Holger Strohms Weg nach ganz rechts

Seit Veröffentlichung des Films „Friedlich in die Katastrophe“ sind einige Jahre vergangen. Gegenüber den damaligen Andeutungen hat sich Holger Strohm stark nach rechts orientiert. Heute gehört er zu den beliebtesten Gästen bei radikalen Rechtspopulisten und Verschwörungsgläubigen.

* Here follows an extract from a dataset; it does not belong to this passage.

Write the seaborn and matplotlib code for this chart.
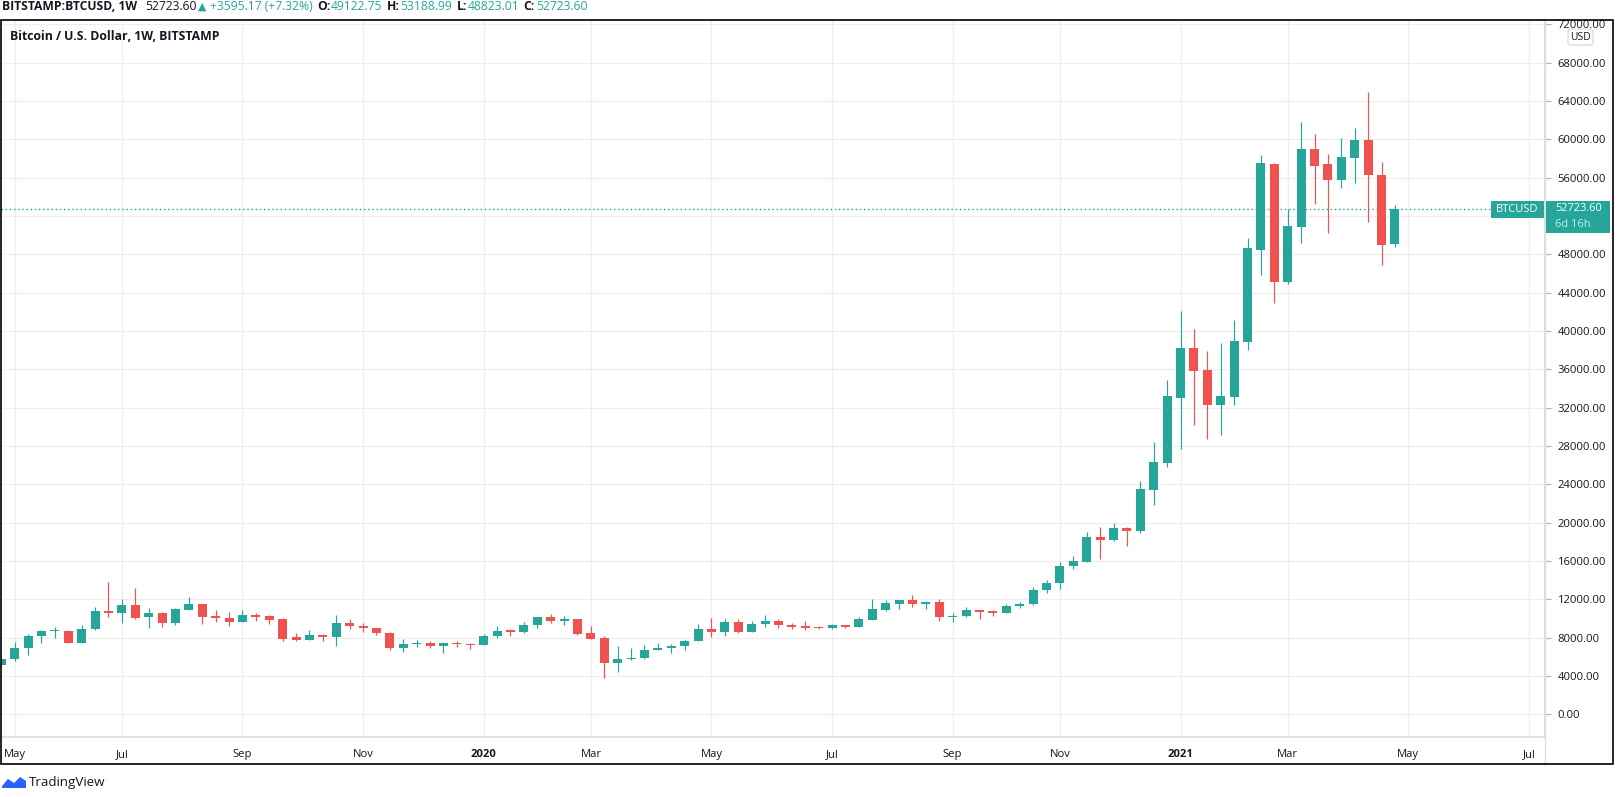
"""BTCUSD weekly candles, TradingView look."""
import numpy as np
import pandas as pd
import matplotlib
matplotlib.use('Agg')
import matplotlib.pyplot as plt
from matplotlib.patches import Rectangle, FancyBboxPatch, Polygon
from matplotlib.transforms import IdentityTransform
import seaborn as sns

# weekly bars, first week starts 2019-04-29
first_week = "2019-04-29"
opens = [5120, 5740, 6980, 8200, 8740, 8750, 7500, 8950, 10820, 10610,
         11440, 10130, 10610, 9500, 10920, 11545, 10300, 10090, 9680, 10400,
         10300, 9990, 8120, 7810, 8330, 8120, 9575, 9260, 9055, 8535,
         6910, 7395, 7500, 7120, 7500, 7395, 7290, 8190, 8780, 8570,
         9300, 10195, 9780, 9990, 8535, 8020, 5355, 5770, 5875, 6705,
         6910, 7120, 7640, 8950, 8640, 9680, 8640, 9470, 9780, 9365,
         9260, 9160, 8985, 9365, 9160, 9885, 10920, 11545, 11960, 11545,
         11750, 10195, 10300, 10920, 10820, 10610, 11335, 11545, 13000, 13720,
         15480, 15900, 18470, 18190, 19410, 19130, 23410, 26230, 33010, 38190,
         35900, 32280, 33110, 38850, 48470, 57470, 45150, 50910, 59040, 57470,
         55730, 58100, 59990, 56320, 49122.75]
highs = [5900, 7600, 8400, 8850, 9100, 8770, 9350, 11230, 13860, 12060,
         13240, 11130, 10710, 11130, 12270, 11560, 10920, 10645, 10920, 10540,
         10400, 10090, 8540, 8850, 8430, 10400, 9990, 9575, 9070, 8560,
         7915, 7810, 7640, 7520, 7710, 7500, 8400, 9190, 8950, 9610,
         10210, 10505, 10300, 10010, 9260, 8190, 7190, 6980, 7290, 7500,
         7330, 7810, 9470, 10090, 9990, 9990, 9780, 10400, 9990, 9575,
         9780, 9230, 9470, 9380, 10195, 12060, 11960, 11980, 12475, 11850,
         12060, 10610, 11230, 10940, 10920, 11545, 11750, 13300, 14030, 15900,
         16525, 18990, 19515, 19930, 19515, 24315, 28380, 34850, 42050, 40170,
         37880, 38710, 41110, 49725, 58420, 57580, 52690, 61870, 60615, 58520,
         60195, 61245, 64905, 57685, 53188.99]
lows = [5070, 5550, 6200, 7450, 7950, 7450, 7450, 8850, 10200, 9500,
        9990, 8990, 9090, 9300, 10900, 9400, 9680, 9260, 9660, 9780,
        9470, 7640, 7640, 7800, 7710, 7190, 8880, 8570, 8260, 6700,
        6500, 7015, 6910, 6400, 7015, 6810, 7270, 7950, 8155, 8465,
        8985, 9500, 9300, 8330, 7900, 3800, 4420, 5670, 5770, 6690,
        6395, 6705, 7620, 8050, 8155, 8535, 8570, 9090, 8985, 8880,
        8780, 8880, 8970, 8985, 9140, 9870, 10820, 11025, 11230, 11025,
        9780, 9680, 10180, 9990, 10300, 10590, 11060, 11440, 12680, 13100,
        15200, 15880, 16245, 18090, 17570, 18960, 21845, 25845, 27690, 30190,
        28730, 29150, 32280, 38020, 45850, 42955, 44945, 49240, 53215, 50285,
        54890, 55415, 51435, 46935, 48823.01]
closes = [5740, 6980, 8200, 8750, 8760, 7500, 8950, 10820, 10610, 11440,
          10060, 10610, 9500, 11025, 11545, 10195, 10020, 9680, 10400, 10195,
          9885, 7915, 7810, 8330, 8120, 9575, 9190, 8985, 8465, 6910,
          7395, 7500, 7120, 7500, 7330, 7290, 8190, 8745, 8570, 9365,
          10195, 9780, 9990, 8430, 7915, 5355, 5840, 5945, 6775, 6980,
          7190, 7710, 8950, 8640, 9680, 8640, 9470, 9780, 9300, 9160,
          9055, 8985, 9365, 9160, 9990, 11025, 11650, 11960, 11545, 11750,
          10195, 10300, 10920, 10710, 10610, 11335, 11545, 13000, 13720, 15480,
          15970, 18470, 18190, 19410, 19130, 23480, 26300, 33180, 38190, 35830,
          32280, 33180, 38920, 48680, 57580, 45150, 50980, 59040, 57260, 55730,
          58210, 59990, 56250, 49030, 52723.60]

last_price = 52723.60
time_left = "6d 16h"
header_change = "+3595.17 (+7.32%)"
price_ticks = list(range(0, 72001, 4000))
hidden_tick = 52000  # sits under the last-price tag
month_labels = ["May", "Jul", "Sep", "Nov", "2020", "Mar", "May", "Jul",
                "Sep", "Nov", "2021", "Mar", "May", "Jul"]

GREEN = "#26a69a"
RED = "#ef5350"
DARK = "#131722"
GRID = "#eeeeee"
AXLINE = "#e0e3eb"

W, H = 1618, 797

sns.set_theme(style="white", rc={"axes.edgecolor": AXLINE})
plt.rcParams['font.family'] = ['Open Sans', 'DejaVu Sans']


def py(y_top):
    """pixel row from top -> figure pixel y."""
    return H - y_top


fig = plt.figure(figsize=(W / 100, H / 100), dpi=100)
fig.patch.set_facecolor("white")
ax_left, ax_right, ax_top, ax_bot = 1, 1545, 20.3, 736.5
ax = fig.add_axes([ax_left / W, py(ax_bot) / H, (ax_right - ax_left) / W,
                   (ax_bot - ax_top) / H])
ax.set_facecolor("white")

o = np.array(opens, float)
hi = np.array(highs, float)
lo = np.array(lows, float)
c = np.array(closes, float)
xs = np.arange(len(o))
up = c >= o
cols = np.where(up, GREEN, RED)

ax.vlines(xs, lo, hi, colors=cols, linewidth=0.85, zorder=3)
body_h = np.maximum(np.abs(c - o), 110)
ax.bar(xs, body_h, bottom=np.minimum(o, c), width=0.67, color=cols,
       linewidth=0, zorder=4)

# month ticks at first bar of each labelled month
dates = pd.date_range(first_week, "2021-07-26", freq="W-MON")
tick_pos = []
for i in range(1, len(dates)):
    if dates[i].month != dates[i - 1].month and dates[i].month % 2 == 1:
        tick_pos.append(i)
tick_pos = tick_pos[:len(month_labels)]

ax.set_xlim(-0.02, 115.2)
ax.set_ylim(-2296, 72430)
ax.set_xticks(tick_pos)
ax.set_xticklabels(month_labels)
for lab in ax.get_xticklabels():
    if lab.get_text().isdigit():
        lab.set_fontweight("bold")
ax.set_yticks(price_ticks)
ax.set_yticklabels(["" if v == hidden_tick else f"{v:.2f}"
                    for v in price_ticks])
ax.yaxis.tick_right()
ax.tick_params(axis="y", direction="out", length=4, width=0.8, color="#b2b5be",
               pad=5, labelsize=8.1, labelcolor=DARK)
ax.tick_params(axis="x", direction="out", length=4, width=0.8, color="#d6d8de",
               pad=5, labelsize=8.1, labelcolor=DARK)
ax.grid(True, color=GRID, linewidth=0.9)
ax.set_axisbelow(True)
for s in ["top", "left"]:
    ax.spines[s].set_visible(False)
ax.spines["bottom"].set_color("#dcdcdc")
ax.spines["right"].set_color("#dcdcdc")

ax.axhline(last_price, xmax=1.0, color=GREEN, linewidth=1.0,
           linestyle=(0, (1, 2)), zorder=2)

ident = IdentityTransform()

# cover tick text above the chart frame
fig.add_artist(Rectangle((1546, py(19.5)), 70, 19.5, transform=ident,
                         facecolor="white", edgecolor="none", zorder=5))

# USD box
fig.add_artist(FancyBboxPatch((1568, py(45)), 25, 16, transform=ident,
                              boxstyle="round,pad=0,rounding_size=3",
                              facecolor="white", edgecolor="#d1d4dc",
                              linewidth=0.8, zorder=6))
fig.text(1580.5, py(37), "USD", transform=ident, ha="center", va="center",
         fontsize=7.5, color=DARK, zorder=7)

# last price labels
fig.add_artist(Rectangle((1491, py(217.5)), 53, 16.5, transform=ident,
                         facecolor=GREEN, edgecolor="none", zorder=6))
fig.text(1517.5, py(209.3), "BTCUSD", transform=ident, ha="center",
         va="center", fontsize=8, color="white", zorder=7)
fig.add_artist(Rectangle((1545.5, py(233)), 64.5, 32, transform=ident,
                         facecolor=GREEN, edgecolor="none", zorder=6))
fig.text(1555, py(208.8), f"{last_price:.2f}", transform=ident, ha="left",
         va="center", fontsize=7.9, color="white", zorder=7)
fig.text(1555, py(224.3), time_left, transform=ident, ha="left",
         va="center", fontsize=7.9, color="#c9ece8", zorder=7)

# outer frame
fig.add_artist(Rectangle((0.8, py(764)), 1612, 764 - 20.3, transform=ident,
                         facecolor="none", edgecolor="black", linewidth=1.2,
                         zorder=8))
fig.add_artist(plt.Line2D([1545, 1545], [py(764), py(20.3)], transform=ident,
                          color="#dcdcdc", linewidth=0.9, zorder=5))

# header line built piece by piece
renderer = fig.canvas.get_renderer()


def put(x, y, s, color=DARK, weight="normal", size=8.7):
    t = fig.text(x, py(y), s, transform=ident, ha="left", va="center",
                 fontsize=size, color=color, fontweight=weight,
                 family=['Open Sans', 'DejaVu Sans'])
    return t.get_window_extent(renderer).x1


x = put(2, 7, "BITSTAMP:BTCUSD, 1W", weight="bold")
x = put(x + 8, 7, f"{last_price:.2f}")
x = put(x + 1, 7, "\u25B2", color=GREEN, size=7.8)
x = put(x + 4, 7, header_change, color=GREEN)
for key, val in [("O:", opens[-1]), ("H:", highs[-1]), ("L:", lows[-1]),
                 ("C:", closes[-1])]:
    x = put(x + 4, 7, key, weight="bold")
    x = put(x + 1, 7, f"{val:.2f}", color=GREEN)

fig.text(10, py(37), "Bitcoin / U.S. Dollar, 1W, BITSTAMP", transform=ident,
         ha="left", va="center", fontsize=8.8, fontweight="bold", color=DARK,
         zorder=7)

# TradingView logo
cloud = Polygon([(2, py(786)), (8, py(779)), (14, py(783)), (20, py(777)),
                 (26, py(781)), (26, py(788)), (2, py(788))],
                closed=True, transform=ident, facecolor="#2962ff",
                edgecolor="none", zorder=6)
fig.add_artist(cloud)
fig.text(29, py(782.5), "TradingView", transform=ident, ha="left",
         va="center", fontsize=9.6, color=DARK, zorder=7)

fig.savefig("out.png", dpi=100)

Und er haut alles raus, was dort gefragt ist: Hetze gegen Flüchtlinge, platte Hinweise auf jüdische Weltverschwörungen, alle Formen des Anti-Amerikanismus und die gesammelten Mythen über den Zustand der BRD. Der von ihm erfolglos angegriffene Filmemacher Jörg Bergstedt hat einen neuen Film über Strohm gemacht und dabei umfangreiches Material ausgewertet. Der Streifen „Empörung und Verschwörung“ (auf Youtube und http://www.projektwerkstatt.de/filme einzusehen) bietet beste Anschauung, wie aus Verzweiflung und Hoffnungslosigkeit krasse Gut-Böse-Schemata entstehen können.

Reaktionen von rechts

Die Niederlage vor Gericht wird von Rechtspopulisten und Verschwörungsgläubigen als weiterer Beweis für ihre Verschwörungsphantasien und die vermeintlich allgegenwärtige Zensur gewertet. Zudem denunziert z.B. der in diesen Szenen mitprägende Parteigründer Christoph Hörstel den beklagten Filmemacher als Verfassungsschutzagenten. Doch tatsächlich zeigen sie sich selbst als Menschen, die Kritik nicht abkönnen … und zensieren. Denn ein richtigstellender Eintrag des so denunzierten Filmemachers wurde aus den Kommentarspalten von Hörstels Seite einfach gelöscht. Dessen Seite wirkt nun so, als hätte es nur Zustimmung zu seiner Denunziation gegeben. So geht vereinfachtes Denken: Mensch wähnt sich im Besitz der Wahrheit und denunziert alle anderen als von bösen Mächten gesteuert. Mensch selbst sei auf der Seite der Guten, unterdrückt und zensiert jedoch. Zweifel an diesen simplen Welterklärungen sind nicht zulässig. Es sind die Verschwörungsgläubigen selbst, die vor Gericht ziehen, um Kritik an ihnen verbieten zu lassen. Und wer sie kritisiert, wird von ihnen zensiert. Sprich: Sie sind genau diejenigen, die sie in ihren Gegner_innen sehen.